28 mai 2020

Temps de lecture : 3 min

S’adapter au « monde d’après » au nom de l’évolution et non pas de la Morale

Yannick Augrandenis, Associate Partner de l’agence PLEAD plaide pour la théorie de Darwin en ces temps de crise. il rejette la notion de morale au profit de celle de l'évolution prônée par le paléontologue anglais établie dans ses travaux sur l'évolution des espèces vivantes.

Yannick Augrandenis, Associate Partner de l’agence PLEAD plaide pour la théorie de Darwin en ces temps de crise. il rejette la notion de morale au profit de celle de l’évolution prônée par le paléontologue anglais et établie dans ses travaux sur l’évolution des espèces vivantes.

« Non à un retour à la normale ». La tribune signée par plus de 200 artistes et scientifique est une semonce pour changer. Les 100 propositions de Nicolas Hulot tracent la voie d’un monde nouveau. Chaque jour, les injonctions aux changements se multiplient, parfois en s’arrêtant simplement au constat, au recyclage d’idées anciennes ou aux bons sentiments. Que ce soit sur la question de la reprise, des dividendes ou de la rémunération des dirigeants, les débats sur le rôle de l’entreprise durant la crise sont totalement confisqués par les questions morales. Est-ce le bon niveau d’analyse pour faire face ou surmonter une crise telle que nous la visons ?

« la loi du mieux adapté »

Les crises sanitaires et économiques que nous traversons montrent bien que les entreprises ne peuvent s’extraire des principes darwiniens qui régissent l’ensemble des écosystèmes. Que nous apprend l’auteur britannique qui peut inspirer les chefs d’entreprise dans leur conduite de la crise ? Tout d’abord, l’entreprise, dont la vocation est d’évoluer, le fait en interaction permanente avec son environnement. L’entreprise évolue au contact de son milieu qui co- évolue lui-même en permanence. L’évolution ne se fait pas sur le principe « la loi du plus fort », qui est une vision dévoyée, mais sur le principe « la loi du mieux adapté ». En synthèse donc : pour évoluer, l’entreprise doit prendre en compte son écosystème, penser ses interactions avec son milieu et mettre en œuvre des stratégies diversifiées pour maximiser ses chances d’adaptation.
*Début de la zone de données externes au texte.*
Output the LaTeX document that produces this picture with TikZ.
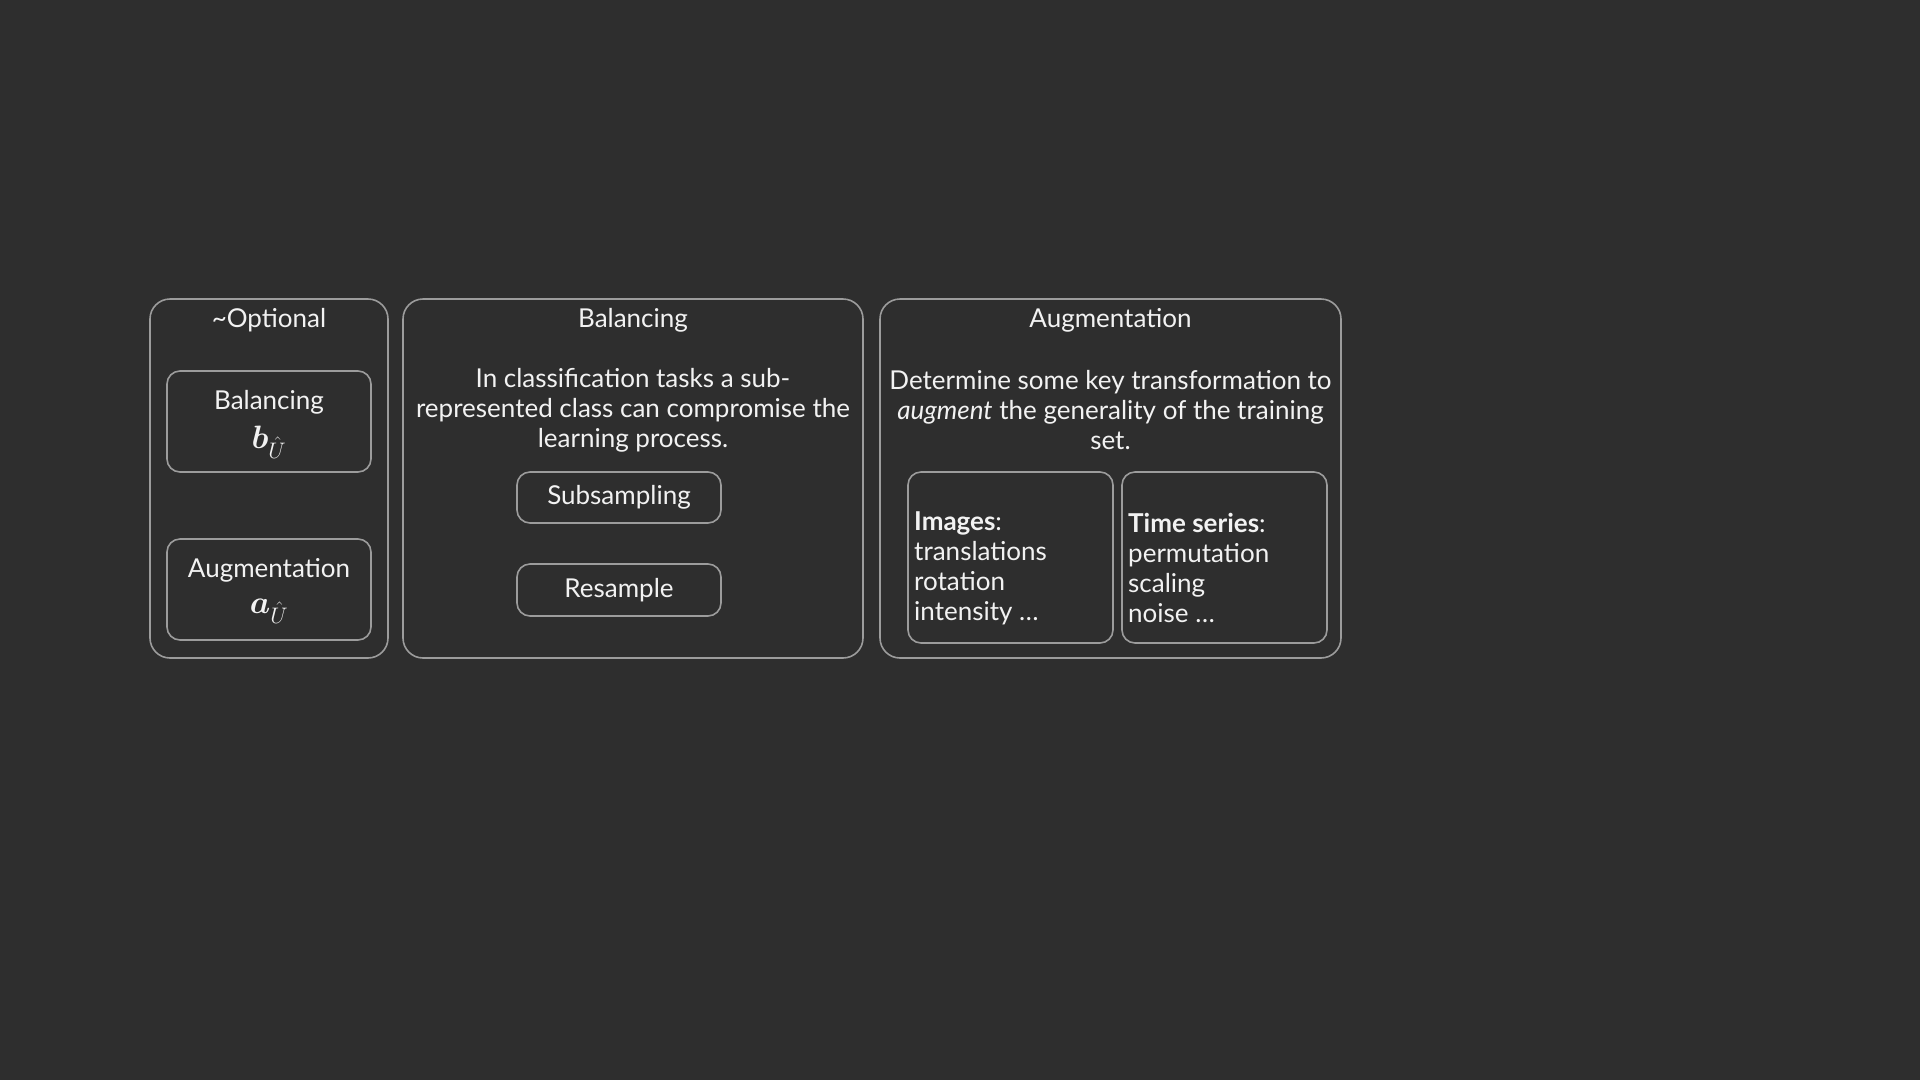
\documentclass[tikz,border=0pt]{standalone}
\usepackage{fontspec}
\setmainfont{Lato}
\usepackage{bm}
\definecolor{bg}{HTML}{2E2E2E}
\definecolor{edge}{HTML}{9C9C9C}
\definecolor{txt}{HTML}{F2F2F2}
\newcommand{\mathbig}[1]{\scalebox{1.3}{#1}}
\begin{document}
\begin{tikzpicture}[x=1pt,y=-1pt,
  every node/.style={text=txt,font=\fontsize{26}{30}\selectfont,inner sep=0pt},
  outerbox/.style={draw=edge,line width=1.6pt,rounded corners=20pt},
  innerbox/.style={draw=edge,line width=1.6pt,rounded corners=13pt,align=center},
  lbl/.style={align=center}]
\fill[bg] (0,0) rectangle (1920,1080);
\useasboundingbox (0,0) rectangle (1920,1080);
% Optional column
\node[outerbox,minimum width=238pt,minimum height=359pt] (opt) at (269,478.5) {};
\node[lbl] (optt) at (269,320) {\textasciitilde Optional};
\node[innerbox,minimum width=204pt,minimum height=101pt] (bal) at (269,421.5) {};
\node[lbl] (balname) at (269,402) {Balancing};
\node[lbl] (balsym) at (269,442) {\mathbig{$\bm{b}_{\hat{U}}$}};
\node[innerbox,minimum width=204pt,minimum height=101pt] (aug) at (269,589.5) {};
\node[lbl] (augname) at (269,570) {Augmentation};
\node[lbl] (augsym) at (269,611) {\mathbig{$\bm{a}_{\hat{U}}$}};
% Balancing column
\node[outerbox,minimum width=460pt,minimum height=359pt] (balbox) at (633,478.5) {};
\node[lbl] (balt) at (633,320) {Balancing};
\node[lbl] (baltext) at (633,410) {In classification tasks a sub-\\represented class can compromise the\\learning process.};
\node[innerbox,minimum width=204pt,minimum height=51pt] (sub) at (619,497.5) {Subsampling};
\node[innerbox,minimum width=204pt,minimum height=52pt] (res) at (619,590) {Resample};
% Augmentation column
\node[outerbox,minimum width=461pt,minimum height=359pt] (augbox) at (1110.5,478.5) {};
\node[lbl] (augt) at (1110.5,320) {Augmentation};
\node[lbl] (augtext) at (1110.5,410) {Determine some key transformation to\\\textit{augment} the generality of the training\\set.};
\node[innerbox,minimum width=205pt,minimum height=171pt] (img) at (1010.5,557.5) {};
\node[innerbox,minimum width=205pt,minimum height=171pt] (ts) at (1224.5,557.5) {};
\node[align=left,anchor=west] (imgt) at (914,568) {\textbf{Images}:\\translations\\rotation\\intensity …};
\node[align=left,anchor=west] (tst) at (1128,568) {\textbf{Time series}:\\permutation\\scaling\\noise …};
\end{tikzpicture}
\end{document}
« au milieu du jour d’après »

Les crises, par essence, remettent en question les écosystèmes et les milieux. Ainsi, pour les traverser et se préparer au monde d’après crise, -c’est à dire au « milieu du jour d’après »-, le dirigeant de l’entreprise peut identifier une double voie à emprunter : s’adapter en répondant aux exigences du milieu ou entrer dans un processus co-évolutif avec son environnement pour favoriser sa stratégie.
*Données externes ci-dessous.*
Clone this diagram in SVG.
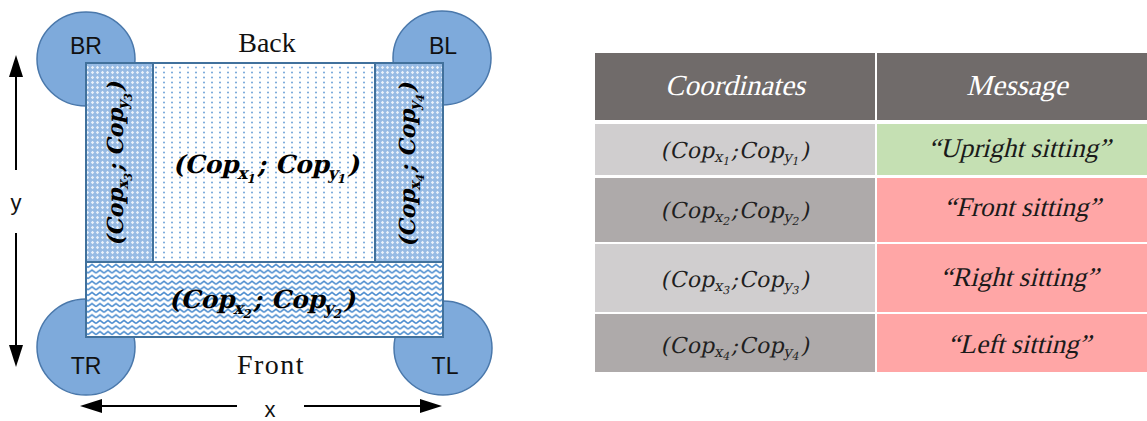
<svg xmlns="http://www.w3.org/2000/svg" width="1147" height="421" viewBox="0 0 1147 421">
<style>
.wheel{fill:#7eaadb;stroke:#4a78ab;stroke-width:1.5}
.lbl{font-family:"Liberation Sans",Arial,sans-serif;font-size:23px;fill:#111;text-anchor:middle}
.side{font-family:"Liberation Serif","Times New Roman",serif;font-size:28px;fill:#111;text-anchor:middle}
.panel{stroke:#41719c;stroke-width:2}
.math{font-family:"DejaVu Serif",serif;font-weight:bold;fill:#000;text-anchor:middle}
.tmath{font-family:"DejaVu Serif",serif;font-size:22px;fill:#1f1f1f;text-anchor:middle;letter-spacing:0.4px}
.hdr{font-family:"Liberation Serif","Times New Roman",serif;font-size:29px;fill:#fff;text-anchor:middle}
.msg{font-family:"Liberation Serif","Times New Roman",serif;font-size:27px;fill:#1a1a1a;text-anchor:middle}
.axis{stroke:#000;stroke-width:2;fill:none}
.axl{font-family:"Liberation Sans",Arial,sans-serif;font-size:22px;fill:#111;text-anchor:middle}
</style>
<defs>
<pattern id="cross" width="5" height="5" patternUnits="userSpaceOnUse">
<rect width="5" height="5" fill="#97bbe4"/>
<path d="M2.5 0.8 L4.2 2.5 L2.5 4.2 L0.8 2.5 Z" fill="#ffffff" fill-opacity="0.8"/>
</pattern>
<pattern id="dots" width="8" height="5" patternUnits="userSpaceOnUse">
<rect width="8" height="5" fill="#ffffff"/>
<rect x="3.2" y="1.7" width="1.6" height="1.6" fill="#5f98d4"/>
</pattern>
<pattern id="zig" width="8" height="5.6" patternUnits="userSpaceOnUse">
<rect width="8" height="5.6" fill="#ffffff"/>
<path d="M0 4.3 L4 1.2 L8 4.3" stroke="#4a8ccf" stroke-width="1.5" fill="none"/>
</pattern>
</defs>
<rect width="1147" height="421" fill="#ffffff"/>

<g id="wheel-BR"><ellipse class="wheel" cx="86" cy="59" rx="49" ry="47"/></g>
<g id="wheel-BL"><ellipse class="wheel" cx="442" cy="58" rx="49" ry="47"/></g>
<g id="wheel-TR"><ellipse class="wheel" cx="86" cy="347" rx="49" ry="48"/></g>
<g id="wheel-TL"><ellipse class="wheel" cx="443" cy="348" rx="49" ry="47"/></g>

<g id="panel-center"><rect class="panel" x="153" y="63" width="222" height="199" fill="url(#dots)"/></g>
<g id="panel-left"><rect class="panel" x="86" y="63" width="67" height="199" fill="url(#cross)"/></g>
<g id="panel-right"><rect class="panel" x="375" y="63" width="68" height="199" fill="url(#cross)"/></g>
<g id="panel-front"><rect class="panel" x="86" y="262" width="357" height="75" fill="url(#zig)"/></g>

<g id="labels-wheels">
<text class="lbl" x="86" y="54">BR</text>
<text class="lbl" x="443" y="54">BL</text>
<text class="lbl" x="86" y="374">TR</text>
<text class="lbl" x="445" y="374">TL</text>
</g>
<g id="labels-sides">
<text class="side" x="267" y="52">Back</text>
<text class="side" x="271" y="374" letter-spacing="1.5">Front</text>
</g>

<g id="cop1"><text class="math" transform="translate(266,173) skewX(-13)" font-size="25">(Cop<tspan font-size="17" dy="6">x</tspan><tspan font-size="12" dy="4">1</tspan><tspan dy="-10">; Cop</tspan><tspan font-size="17" dy="6">y</tspan><tspan font-size="12" dy="4">1</tspan><tspan dy="-10">)</tspan></text></g>
<g id="cop2"><text class="math" transform="translate(262,308) skewX(-13)" font-size="25">(Cop<tspan font-size="17" dy="6">x</tspan><tspan font-size="12" dy="4">2</tspan><tspan dy="-10">; Cop</tspan><tspan font-size="17" dy="6">y</tspan><tspan font-size="12" dy="4">2</tspan><tspan dy="-10">)</tspan></text></g>
<g id="cop3"><text class="math" transform="translate(123,164) rotate(-90) skewX(-13)" font-size="22">(Cop<tspan font-size="15" dy="5">x</tspan><tspan font-size="11" dy="3.5">3</tspan><tspan dy="-8.5">; Cop</tspan><tspan font-size="15" dy="5">y</tspan><tspan font-size="11" dy="3.5">3</tspan><tspan dy="-8.5">)</tspan></text></g>
<g id="cop4"><text class="math" transform="translate(415,165) rotate(-90) skewX(-13)" font-size="22">(Cop<tspan font-size="15" dy="5">x</tspan><tspan font-size="11" dy="3.5">4</tspan><tspan dy="-8.5">; Cop</tspan><tspan font-size="15" dy="5">y</tspan><tspan font-size="11" dy="3.5">4</tspan><tspan dy="-8.5">)</tspan></text></g>

<g id="connectors">
<line class="axis" x1="16" y1="170" x2="16" y2="74"/>
<polygon points="16,55 9,77 23,77" fill="#000"/>
<line class="axis" x1="16" y1="233" x2="16" y2="348"/>
<polygon points="16,367 9,345 23,345" fill="#000"/>
<line class="axis" x1="100" y1="406" x2="237" y2="406"/>
<polygon points="80,406 102,399 102,413" fill="#000"/>
<line class="axis" x1="304" y1="406" x2="422" y2="406"/>
<polygon points="442,406 420,399 420,413" fill="#000"/>
</g>
<g id="axis-labels">
<text class="axl" x="16" y="210">y</text>
<text class="axl" x="270" y="417">x</text>
</g>

<g id="table">
<rect x="595" y="53" width="280" height="67" fill="#706b6a"/>
<rect x="877" y="53" width="270" height="67" fill="#706b6a"/>
<rect x="595" y="124" width="280" height="51" fill="#d0cecf"/>
<rect x="877" y="124" width="270" height="51" fill="#c5e0b3"/>
<rect x="595" y="178" width="280" height="64" fill="#aeaaaa"/>
<rect x="877" y="178" width="270" height="64" fill="#ffa6a6"/>
<rect x="595" y="244" width="280" height="68" fill="#d0cecf"/>
<rect x="877" y="244" width="270" height="68" fill="#ffa6a6"/>
<rect x="595" y="314" width="280" height="58" fill="#aeaaaa"/>
<rect x="877" y="314" width="270" height="58" fill="#ffa6a6"/>
<text class="hdr" transform="translate(735,95) skewX(-14)">Coordinates</text>
<text class="hdr" transform="translate(1017,95) skewX(-14)">Message</text>
<text class="tmath" transform="translate(735,158) skewX(-12)">(Cop<tspan font-size="15" dy="4">x</tspan><tspan font-size="11" dy="3">1</tspan><tspan dy="-7">;Cop</tspan><tspan font-size="15" dy="4">y</tspan><tspan font-size="11" dy="3">1</tspan><tspan dy="-7">)</tspan></text>
<text class="tmath" transform="translate(735,218) skewX(-12)">(Cop<tspan font-size="15" dy="4">x</tspan><tspan font-size="11" dy="3">2</tspan><tspan dy="-7">;Cop</tspan><tspan font-size="15" dy="4">y</tspan><tspan font-size="11" dy="3">2</tspan><tspan dy="-7">)</tspan></text>
<text class="tmath" transform="translate(735,287) skewX(-12)">(Cop<tspan font-size="15" dy="4">x</tspan><tspan font-size="11" dy="3">3</tspan><tspan dy="-7">;Cop</tspan><tspan font-size="15" dy="4">y</tspan><tspan font-size="11" dy="3">3</tspan><tspan dy="-7">)</tspan></text>
<text class="tmath" transform="translate(735,353) skewX(-12)">(Cop<tspan font-size="15" dy="4">x</tspan><tspan font-size="11" dy="3">4</tspan><tspan dy="-7">;Cop</tspan><tspan font-size="15" dy="4">y</tspan><tspan font-size="11" dy="3">4</tspan><tspan dy="-7">)</tspan></text>
<text class="msg" transform="translate(1019,157) skewX(-14)">“Upright sitting”</text>
<text class="msg" transform="translate(1022,216) skewX(-14)">“Front sitting”</text>
<text class="msg" transform="translate(1019,286) skewX(-14)">“Right sitting”</text>
<text class="msg" transform="translate(1019,353) skewX(-14)">“Left sitting”</text>
</g>
</svg>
«The  licence to operate »

En termes de communication, la « communication d’engagement » qui a pour objectif de permettre aux entreprises de conserver et renforcer leur « licence to operate », une sorte de permis sociétal d’agir, pour se développer et prospérer est bien sûr importante. Bien loin des principes moraux qui laisseraient entendre que l’entreprise doit faire de la politique ou se substituer aux États, l’entreprise, selon les enseignements de la théorie de l’évolution, doit contribuer au co-développement de son écosystème. À noter qu’elle le fait naturellement en produisant des produits et des services de qualité, en distribuant des salaires, en innovant, en formant ses équipes, en rémunérant le risque des investisseurs ou en payant des taxes. L’évolution des attentes sociétales sont, dans ce contexte, des marqueurs des mutations du milieu que l’entreprise doit considérer ou traiter pour s’adapter avec de nouvelles contributions : innover pour favoriser la transition écologique, développer l’employabilité, etc.
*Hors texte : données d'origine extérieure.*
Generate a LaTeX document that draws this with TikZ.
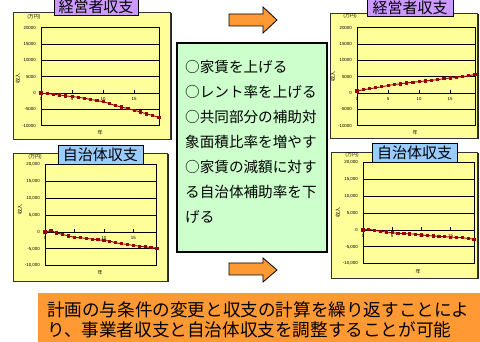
\documentclass[tikz,border=0pt]{standalone}
\usepackage{fontspec}
\setmainfont{Liberation Sans}
\newfontfamily\jp{Noto Sans CJK JP}
\usetikzlibrary{plotmarks}
\definecolor{panelyellow}{HTML}{FFFF99}
\definecolor{titlepurple}{HTML}{CC99FF}
\definecolor{titleblue}{HTML}{99CCFF}
\definecolor{boxgreen}{HTML}{CCFFCC}
\definecolor{arroworange}{HTML}{FF9933}
\definecolor{seriesred}{HTML}{990000}
\begin{document}
\begin{tikzpicture}[x=1pt,y=-1pt,
    panel/.style={fill=panelyellow,draw=black!80,line width=0.6pt},
    shade/.style={fill=black!85},
    titlebox/.style={draw=black,line width=0.8pt,inner sep=0pt,minimum height=19pt,
      font=\jp\fontsize{15}{16}\selectfont},
    plotframe/.style={draw=black,line width=0.9pt},
    gridln/.style={draw=black,line width=0.8pt},
    tickln/.style={draw=black,line width=0.5pt},
    ylab/.style={anchor=east,inner sep=0pt,xshift=-5pt,font=\fontsize{4.4}{5}\selectfont},
    xlab/.style={anchor=north,inner sep=0pt,font=\fontsize{4.4}{5}\selectfont},
    axlab/.style={inner sep=0pt,font=\jp\fontsize{5}{5}\selectfont},
    series/.style={seriesred,line width=0.9pt,mark=square*,mark size=1.1pt,
      mark options={seriesred}},
    blockarrow/.style={fill=arroworange,draw=black,line width=0.8pt,line join=miter}]
  \useasboundingbox (0,0) rectangle (480,342);
  % panels
  \fill[shade] (14.5,13.5) rectangle (171.5,140.5);
  \draw[panel] (13,12) rectangle (170,139);
  \fill[shade] (331.5,14.5) rectangle (478.5,139.5);
  \draw[panel] (330,13) rectangle (477,138);
  \fill[shade] (14.5,154.5) rectangle (168.5,282.5);
  \draw[panel] (13,153) rectangle (167,281);
  \fill[shade] (332.5,153.5) rectangle (478.5,279.5);
  \draw[panel] (331,152) rectangle (477,278);
  % top left chart
  \begin{scope}[shift={(41,93)},x=6.21pt,y=3.26pt]
    \foreach \v in {-10,-5,...,20} \draw[gridln] (0,\v) -- (19,\v);
    \draw[plotframe] (0,-10) rectangle (19,20);
    \foreach \t in {5,10,15} \draw[tickln] (\t,0) -- (\t,0.9);
    \foreach \v/\s in {20/20000,15/15000,10/10000,5/5000,0/0,-5/-5000,-10/-10000}
      \node[ylab] (tlY\s) at (0,\v) {\s};
    \foreach \t in {0,5,10,15} \node[xlab] (tlX\t) at (\t,-1.4) {\t};
    \draw[series] plot coordinates {(0,0) (1,-0.2) (2,-0.4) (3,-0.6) (4,-0.9)
      (5,-1.1) (6,-1.3) (7,-1.6) (8,-2.0) (9,-2.3) (10,-2.7) (11,-3.2) (12,-3.9)
      (13,-4.3) (14,-4.8) (15,-5.3) (16,-5.8) (17,-6.4) (18,-6.9) (19,-7.5)};
  \end{scope}
  \node[axlab] (tlunit) at (34,17) {(万円)};
  \node[axlab,rotate=90] (tlaxis) at (18,79) {収入};
  \node[axlab] (tlyear) at (100,133) {年};
  \node[titlebox,fill=titlepurple,minimum width=84pt,minimum height=17pt] (tltitle) at (96,7) {経営者収支};
  % top right chart
  \begin{scope}[shift={(357,93)},x=6.21pt,y=3.26pt]
    \foreach \v in {-10,-5,...,20} \draw[gridln] (0,\v) -- (19,\v);
    \draw[plotframe] (0,-10) rectangle (19,20);
    \foreach \t in {5,10,15} \draw[tickln] (\t,0) -- (\t,0.9);
    \foreach \v/\s in {20/20000,15/15000,10/10000,5/5000,0/0,-5/-5000,-10/-10000}
      \node[ylab] (trY\s) at (0,\v) {\s};
    \foreach \t in {0,5,10,15} \node[xlab] (trX\t) at (\t,-1.4) {\t};
    \draw[series] plot coordinates {(0,0.6) (1,1.0) (2,1.3) (3,1.6) (4,1.9)
      (5,2.3) (6,2.6) (7,2.8) (8,3.1) (9,3.3) (10,3.5) (11,3.7) (12,3.9)
      (13,4.1) (14,4.4) (15,4.6) (16,4.8) (17,5.0) (18,5.3) (19,5.7)};
  \end{scope}
  \node[axlab] (trunit) at (350,16) {(万円)};
  \node[axlab,rotate=90] (traxis) at (333,77) {収入};
  \node[axlab] (tryear) at (415,133) {年};
  \node[titlebox,fill=titlepurple,minimum width=86pt,minimum height=17pt] (trtitle) at (410,7.5) {経営者収支};
  % bottom left chart
  \begin{scope}[shift={(45,232)},x=5.89pt,y=3.37pt]
    \foreach \v in {-10,-5,...,20} \draw[gridln] (0,\v) -- (19,\v);
    \draw[plotframe] (0,-10) rectangle (19,20);
    \foreach \t in {5,10,15} \draw[tickln] (\t,0) -- (\t,0.9);
    \foreach \v/\s in {20/20{,}000,15/15{,}000,10/10{,}000,5/5{,}000,0/0,-5/-5{,}000,-10/-10{,}000}
      \node[ylab] (blY\v) at (0,\v) {\s};
    \foreach \t in {0,5,10,15} \node[xlab] (blX\t) at (\t,-1.4) {\t};
    \draw[series] plot coordinates {(0,0) (1,0.4) (2,-0.3) (3,-0.7) (4,-1.2)
      (5,-1.6) (6,-1.7) (7,-1.9) (8,-2.1) (9,-2.3) (10,-2.5) (11,-2.7) (12,-3.2)
      (13,-3.5) (14,-3.7) (15,-4.0) (16,-4.2) (17,-4.4) (18,-4.6) (19,-4.8)};
  \end{scope}
  \node[axlab] (blunit) at (35,157) {(万円)};
  \node[axlab,rotate=90] (blaxis) at (20,210) {収入};
  \node[axlab] (blyear) at (100,273) {年};
  \node[titlebox,fill=titleblue,minimum width=85pt] (bltitle) at (100.5,155) {自治体収支};
  % bottom right chart
  \begin{scope}[shift={(363,230)},x=5.84pt,y=3.37pt]
    \foreach \v in {-10,-5,...,20} \draw[gridln] (0,\v) -- (19,\v);
    \draw[plotframe] (0,-10) rectangle (19,20);
    \foreach \t in {5,10,15} \draw[tickln] (\t,0) -- (\t,0.9);
    \foreach \v/\s in {20/20{,}000,15/15{,}000,10/10{,}000,5/5{,}000,0/0,-5/-5{,}000,-10/-10{,}000}
      \node[ylab] (brY\v) at (0,\v) {\s};
    \foreach \t in {0,5,10,15} \node[xlab] (brX\t) at (\t,-1.4) {\t};
    \draw[series] plot coordinates {(0,0) (1,0.2) (2,-0.1) (3,-0.4) (4,-0.6)
      (5,-0.8) (6,-1.0) (7,-1.05) (8,-1.15) (9,-1.25) (10,-1.45) (11,-1.65) (12,-1.75)
      (13,-1.9) (14,-2.0) (15,-2.1) (16,-2.2) (17,-2.3) (18,-2.5) (19,-2.7)};
  \end{scope}
  \node[axlab] (brunit) at (352,155) {(万円)};
  \node[axlab,rotate=90] (braxis) at (338,213) {収入};
  \node[axlab] (bryear) at (418,272) {年};
  \node[titlebox,fill=titleblue,minimum width=85pt] (brtitle) at (414.5,153) {自治体収支};
  % conditions
  \draw[fill=boxgreen,line width=1.6pt] (177,43) rectangle (327,252);
  \node[anchor=west,align=left,inner sep=0pt,font=\jp\fontsize{14.6}{25}\selectfont]
    (condtext) at (185,142) {○家賃を上げる\\○レント率を上げる\\○共同部分の補助対\\象面積比率を増やす\\○家賃の減額に対す\\る自治体補助率を下\\げる};
  % arrows
  \draw[blockarrow] (229,14) -- (263,14) -- (263,7) -- (277,20) -- (263,33) -- (263,26) -- (229,26) -- cycle;
  \draw[blockarrow] (229,263) -- (263,263) -- (263,258) -- (277,270) -- (263,282) -- (263,275) -- (229,275) -- cycle;
  % summary
  \fill[arroworange] (38,293) rectangle (480,342);
  \node[anchor=west,align=left,inner sep=0pt,font=\jp\fontsize{17.6}{20}\selectfont]
    (summary) at (47,320) {計画の与条件の変更と収支の計算を繰り返すことによ\\り、事業者収支と自治体収支を調整することが可能};
\end{tikzpicture}
\end{document}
Faire adhérer l’ensemble de leurs parties prenantes

Enfin, l’entreprise a le devoir de s’assurer que son environnement co-évolue favorablement pour la mise en œuvre de sa stratégie. Le paléoanthropologue Pascal Picq, spécialiste de l’évolution qui a élargi le champ d’application des principaux enseignements, estime dans une interview parue le 4 avril que les grandes entreprises doivent « faire adhérer l’ensemble de leurs parties prenantes à un système de valeurs partagées ». Pour y parvenir, l’entreprise a plusieurs leviers stratégiques pour assurer son évolution : pérennisation des relations avec les fournisseurs, interactions constantes avec le législateur pour préserver l’environnement réglementaire, mobilisation pour mener des rapports de force ou construction d’alliances pour peser plus fortement sur l’environnement.

Les entreprises, comme l’ensemble des êtres et des organisations, doivent s’adapter pour le « monde d’après ». Pas au nom de la morale mais au nom de l’évolution.